Wanna visit Athens? Apply some sunblock lotion, get those shades ready and greet this astonishing city with a big “Yasu!”
All the clichés of Athens are clichés because they’re worth seeing. Have you heard the saying that the best way to know any city is by walking? That is so true in Athens because the sights and sounds are indeed captivating.
Devote at least half a day to the Acropolis (one whole day if climbing up a hill is not your cup of tea) since there are a lot of monuments to see. On the way up you should be able to see two theatres, the Theatre of Dionysius Eleuthereus and Odeon of Herodes Atticus.
It’s easy to lose your way in Athens. For one, street signs are mostly written in the Greek alphabet. Athenians can manage a little English but it seems that they have a habit of dismissing questions and answering with a rapid “I don’t know.” If you have everything plotted out in Roman letters or you are unsure what to do and where to do it, you may want to go first to the tourism office or ask the place where you’re staying for directions. It may be a bit frustrating (they tend to be a bit disorganized), but it’s better than being lost. And, oh, male tourists, beware. If you happen to be walking alone along Ermou street or the Plaka area, a friendly local might approach you and invite you for a drink. Don’t go and don’t be fooled. You might end up paying triple the price for the both of you. The same warning goes to anyone with purses and wallets, since Athens has quite a bit of, uhm, reputation.

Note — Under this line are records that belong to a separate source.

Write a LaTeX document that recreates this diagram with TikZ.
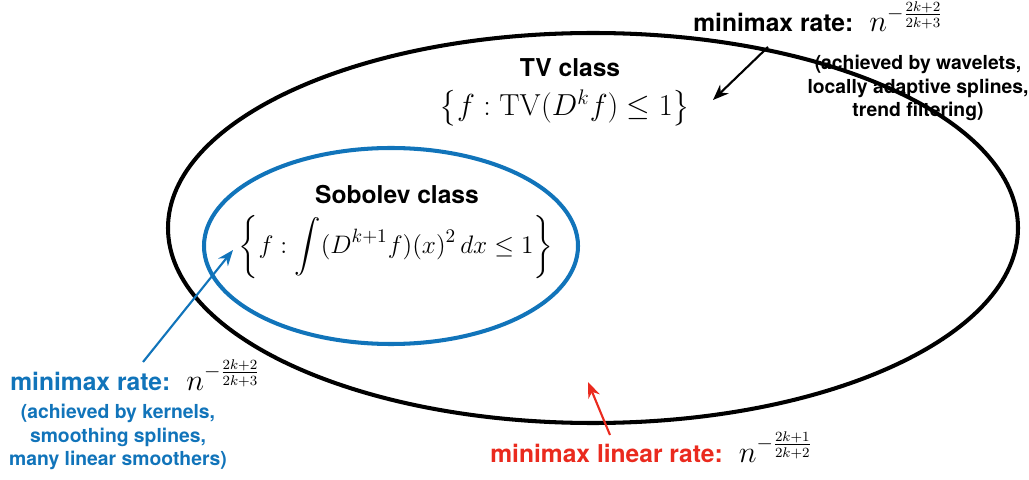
\documentclass[tikz,border=0pt]{standalone}
\usepackage{amsmath,amssymb}
\usepackage[no-math]{fontspec}
\setmainfont{TeX Gyre Heros}
\usepackage{xcolor}
\usepackage{tikz}
\usetikzlibrary{arrows.meta,positioning}

\definecolor{sobblue}{RGB}{17,116,186}
\definecolor{linred}{RGB}{234,42,30}

\begin{document}
\begin{tikzpicture}[
    rate/.style={font=\fontsize{14}{16}\selectfont\bfseries, anchor=base west, inner sep=0pt},
    note/.style={font=\fontsize{11}{13.2}\selectfont\bfseries, align=center, inner sep=0pt},
    cls/.style={font=\fontsize{14}{16}\selectfont\bfseries, inner sep=0pt},
    set/.style={font=\fontsize{17}{20}\selectfont, inner sep=0pt},
    ptr/.style={-{Stealth[length=9pt,width=7pt]}, line width=1.2pt}
]
\useasboundingbox (0,0) rectangle (20.58,9.58);

% Classes
\draw[line width=2.3pt] (11.86,5.02) ellipse [x radius=8.5, y radius=3.9];
\draw[sobblue, line width=2.3pt] (7.82,4.66) ellipse [x radius=3.74, y radius=1.96];

\node[cls] (tvname) at (11.4,8.22) {TV class};
\node[set] (tvset) at (11.3,7.42) {$\big\{f : \mathrm{TV}(D^k f) \le 1\big\}$};

\node[cls] (sobname) at (7.94,5.68) {Sobolev class};
\node[set, font=\fontsize{15}{18}\selectfont] (sobset) at (7.92,4.64)
    {$\displaystyle\left\{f : \int (D^{k+1}f)(x)^2 \, dx \le 1\right\}$};

% Rates
\node[rate] (tvrate) at (13.86,8.94)
    {minimax rate:~ {\fontsize{17}{20}\selectfont$n^{-\frac{2k+2}{2k+3}}$}};
\node[note] (tvnote) at (18.36,7.82)
    {(achieved by wavelets,\\locally adaptive splines,\\trend filtering)};

\node[rate, sobblue] (sobrate) at (0.2,1.78)
    {minimax rate:~ {\color{black}\fontsize{17}{20}\selectfont$n^{-\frac{2k+2}{2k+3}}$}};
\node[note, sobblue] (sobnote) at (2.36,0.84)
    {(achieved by kernels,\\smoothing splines,\\many linear smoothers)};

\node[rate, linred] (linrate) at (9.8,0.34)
    {minimax linear rate:~ {\color{black}\fontsize{17}{20}\selectfont$n^{-\frac{2k+1}{2k+2}}$}};

% Pointers
\coordinate (tvfrom) at (15.36,8.64);
\coordinate (tvto) at (14.26,7.58);
\coordinate (sobfrom) at (2.86,2.34);
\coordinate (sobto) at (4.66,4.58);
\coordinate (linfrom) at (12.2,0.88);
\coordinate (linto) at (11.76,1.94);

\draw[ptr] (tvfrom) -- (tvto);
\draw[ptr, sobblue] (sobfrom) -- (sobto);
\draw[ptr, linred] (linfrom) -- (linto);
\end{tikzpicture}
\end{document}
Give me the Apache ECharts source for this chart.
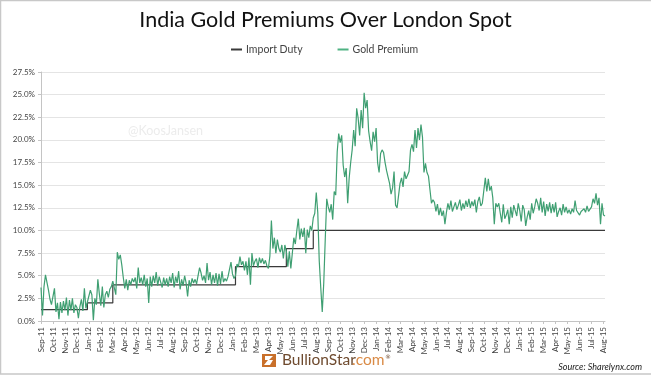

Afterwards, you could get down the Acropolis hill and walk a longish street toward the Psiri district. If you’re up for some adventure, enter the Kerameikon, an archaeological site. If not, take a seat in any of the bars within the area and reward yourself with a hearty Greek meal and ice-cold frappe, the national obsession.
If you’re still not tired of archaeology and history, the Roman agora (look for the Tower of the Winds), the nearby Hadrian’s Library or the faraway hill of Lykavittos with its stunning view of the city could be your next stop.
For those in search of things to buy, the Monastiraki area should be a very interesting place to cap your day off, although I strongly recommend comparing prices in different shops before buying anything.